┏━━

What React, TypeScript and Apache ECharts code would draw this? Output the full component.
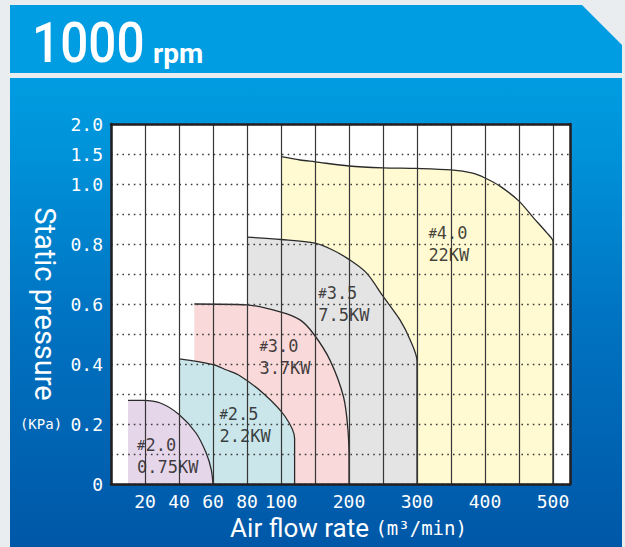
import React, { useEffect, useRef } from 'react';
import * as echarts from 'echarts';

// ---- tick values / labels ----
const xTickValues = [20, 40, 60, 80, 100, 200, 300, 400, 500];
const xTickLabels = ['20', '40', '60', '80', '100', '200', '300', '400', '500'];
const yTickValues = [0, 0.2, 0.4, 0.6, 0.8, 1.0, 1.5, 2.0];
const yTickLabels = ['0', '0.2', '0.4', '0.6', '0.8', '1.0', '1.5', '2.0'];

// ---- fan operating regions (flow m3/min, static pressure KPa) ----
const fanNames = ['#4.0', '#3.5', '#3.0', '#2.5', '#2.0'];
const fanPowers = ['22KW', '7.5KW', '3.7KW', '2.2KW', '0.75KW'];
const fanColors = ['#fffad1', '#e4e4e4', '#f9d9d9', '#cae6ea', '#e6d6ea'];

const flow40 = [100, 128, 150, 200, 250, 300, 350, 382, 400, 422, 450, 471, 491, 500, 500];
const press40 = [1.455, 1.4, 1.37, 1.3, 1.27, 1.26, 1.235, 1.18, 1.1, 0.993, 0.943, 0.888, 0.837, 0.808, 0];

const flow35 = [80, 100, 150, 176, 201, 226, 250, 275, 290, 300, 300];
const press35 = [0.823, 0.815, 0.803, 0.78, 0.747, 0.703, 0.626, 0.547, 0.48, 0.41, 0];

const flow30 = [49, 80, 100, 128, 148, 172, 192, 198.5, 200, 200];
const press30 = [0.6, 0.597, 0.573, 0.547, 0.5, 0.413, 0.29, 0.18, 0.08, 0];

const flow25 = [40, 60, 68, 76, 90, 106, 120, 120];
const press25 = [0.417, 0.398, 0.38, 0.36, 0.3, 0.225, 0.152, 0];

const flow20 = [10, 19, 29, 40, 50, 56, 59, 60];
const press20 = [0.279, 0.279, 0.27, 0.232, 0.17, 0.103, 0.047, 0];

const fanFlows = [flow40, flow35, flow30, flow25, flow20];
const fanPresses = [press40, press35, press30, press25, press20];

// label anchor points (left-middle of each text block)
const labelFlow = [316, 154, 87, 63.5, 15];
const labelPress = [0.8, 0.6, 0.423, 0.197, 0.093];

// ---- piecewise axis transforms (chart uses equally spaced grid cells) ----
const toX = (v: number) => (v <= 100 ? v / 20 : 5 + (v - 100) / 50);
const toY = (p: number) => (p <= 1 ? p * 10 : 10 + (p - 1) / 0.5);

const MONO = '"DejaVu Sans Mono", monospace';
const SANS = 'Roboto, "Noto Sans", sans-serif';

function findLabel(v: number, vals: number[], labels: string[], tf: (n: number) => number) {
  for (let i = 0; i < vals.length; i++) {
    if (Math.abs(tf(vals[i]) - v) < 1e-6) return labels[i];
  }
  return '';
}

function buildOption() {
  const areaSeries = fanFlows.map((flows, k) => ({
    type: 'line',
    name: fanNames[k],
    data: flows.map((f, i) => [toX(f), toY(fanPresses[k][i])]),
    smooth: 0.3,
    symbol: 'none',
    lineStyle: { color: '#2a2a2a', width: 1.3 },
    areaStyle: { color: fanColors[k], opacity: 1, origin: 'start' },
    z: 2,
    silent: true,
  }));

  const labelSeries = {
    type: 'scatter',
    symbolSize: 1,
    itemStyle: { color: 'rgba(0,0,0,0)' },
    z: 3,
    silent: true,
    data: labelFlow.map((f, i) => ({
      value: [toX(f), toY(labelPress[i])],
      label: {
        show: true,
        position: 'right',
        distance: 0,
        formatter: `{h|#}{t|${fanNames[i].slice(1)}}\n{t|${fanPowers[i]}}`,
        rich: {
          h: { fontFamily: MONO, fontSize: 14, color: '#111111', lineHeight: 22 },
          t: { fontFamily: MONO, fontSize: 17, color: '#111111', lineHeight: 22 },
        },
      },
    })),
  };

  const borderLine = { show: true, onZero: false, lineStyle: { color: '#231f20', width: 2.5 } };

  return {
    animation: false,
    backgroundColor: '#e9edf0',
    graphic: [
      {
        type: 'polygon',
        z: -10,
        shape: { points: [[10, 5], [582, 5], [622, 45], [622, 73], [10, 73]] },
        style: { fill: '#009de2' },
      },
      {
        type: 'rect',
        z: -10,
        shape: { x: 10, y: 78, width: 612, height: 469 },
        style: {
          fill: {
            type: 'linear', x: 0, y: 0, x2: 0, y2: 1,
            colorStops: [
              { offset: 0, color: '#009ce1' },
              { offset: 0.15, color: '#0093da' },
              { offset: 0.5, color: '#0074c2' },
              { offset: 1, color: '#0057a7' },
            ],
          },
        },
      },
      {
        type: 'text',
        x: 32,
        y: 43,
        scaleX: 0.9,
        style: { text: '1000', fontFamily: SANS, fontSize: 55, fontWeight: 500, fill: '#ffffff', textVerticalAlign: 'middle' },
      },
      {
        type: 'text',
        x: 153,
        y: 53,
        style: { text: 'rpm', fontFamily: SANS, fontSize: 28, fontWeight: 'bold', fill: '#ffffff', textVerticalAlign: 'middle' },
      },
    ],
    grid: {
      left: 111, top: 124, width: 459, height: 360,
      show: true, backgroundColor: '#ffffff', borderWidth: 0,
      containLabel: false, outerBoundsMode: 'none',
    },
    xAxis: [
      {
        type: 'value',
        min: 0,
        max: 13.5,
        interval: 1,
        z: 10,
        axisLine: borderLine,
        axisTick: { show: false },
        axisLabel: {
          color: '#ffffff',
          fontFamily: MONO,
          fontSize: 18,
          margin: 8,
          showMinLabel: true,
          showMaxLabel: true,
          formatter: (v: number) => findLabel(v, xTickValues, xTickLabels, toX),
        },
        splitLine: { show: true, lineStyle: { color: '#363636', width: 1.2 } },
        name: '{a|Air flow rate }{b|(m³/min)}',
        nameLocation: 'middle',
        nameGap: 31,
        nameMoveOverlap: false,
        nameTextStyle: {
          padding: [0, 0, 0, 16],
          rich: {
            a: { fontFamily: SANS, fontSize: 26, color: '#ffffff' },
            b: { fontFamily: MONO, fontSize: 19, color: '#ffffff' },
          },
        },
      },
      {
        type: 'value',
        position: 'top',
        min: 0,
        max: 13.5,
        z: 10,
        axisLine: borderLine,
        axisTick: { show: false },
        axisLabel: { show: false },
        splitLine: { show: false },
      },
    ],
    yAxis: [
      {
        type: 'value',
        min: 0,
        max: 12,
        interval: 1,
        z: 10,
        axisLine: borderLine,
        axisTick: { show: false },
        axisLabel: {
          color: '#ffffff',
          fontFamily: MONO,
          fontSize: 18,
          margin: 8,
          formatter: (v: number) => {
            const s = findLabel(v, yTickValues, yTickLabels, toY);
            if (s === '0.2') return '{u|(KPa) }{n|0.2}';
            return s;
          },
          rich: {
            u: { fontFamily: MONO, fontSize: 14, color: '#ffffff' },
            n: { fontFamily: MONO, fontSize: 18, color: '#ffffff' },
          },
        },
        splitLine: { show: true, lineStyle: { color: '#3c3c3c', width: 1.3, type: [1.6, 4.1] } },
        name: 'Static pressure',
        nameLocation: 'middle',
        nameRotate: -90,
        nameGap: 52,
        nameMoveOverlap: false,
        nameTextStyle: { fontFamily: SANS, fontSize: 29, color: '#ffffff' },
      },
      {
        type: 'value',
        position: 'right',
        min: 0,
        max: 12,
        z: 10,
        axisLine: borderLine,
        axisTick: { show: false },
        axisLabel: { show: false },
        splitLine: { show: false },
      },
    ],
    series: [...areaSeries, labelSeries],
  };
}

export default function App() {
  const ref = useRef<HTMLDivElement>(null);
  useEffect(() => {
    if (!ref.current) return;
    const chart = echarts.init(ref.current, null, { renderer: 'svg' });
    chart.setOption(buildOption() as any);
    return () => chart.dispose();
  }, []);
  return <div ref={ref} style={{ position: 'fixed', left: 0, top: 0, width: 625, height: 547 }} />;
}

┗━━

• _TASK DIRECTIONS_: Repeat, with no pictures, each line from the beginning of the data through the line containing "import * as echarts from 'echarts';", inclusive.

• _THE OUTPUT_:
What React, TypeScript and Apache ECharts code would draw this? Output the full component.
import React, { useEffect, useRef } from 'react';
import * as echarts from 'echarts';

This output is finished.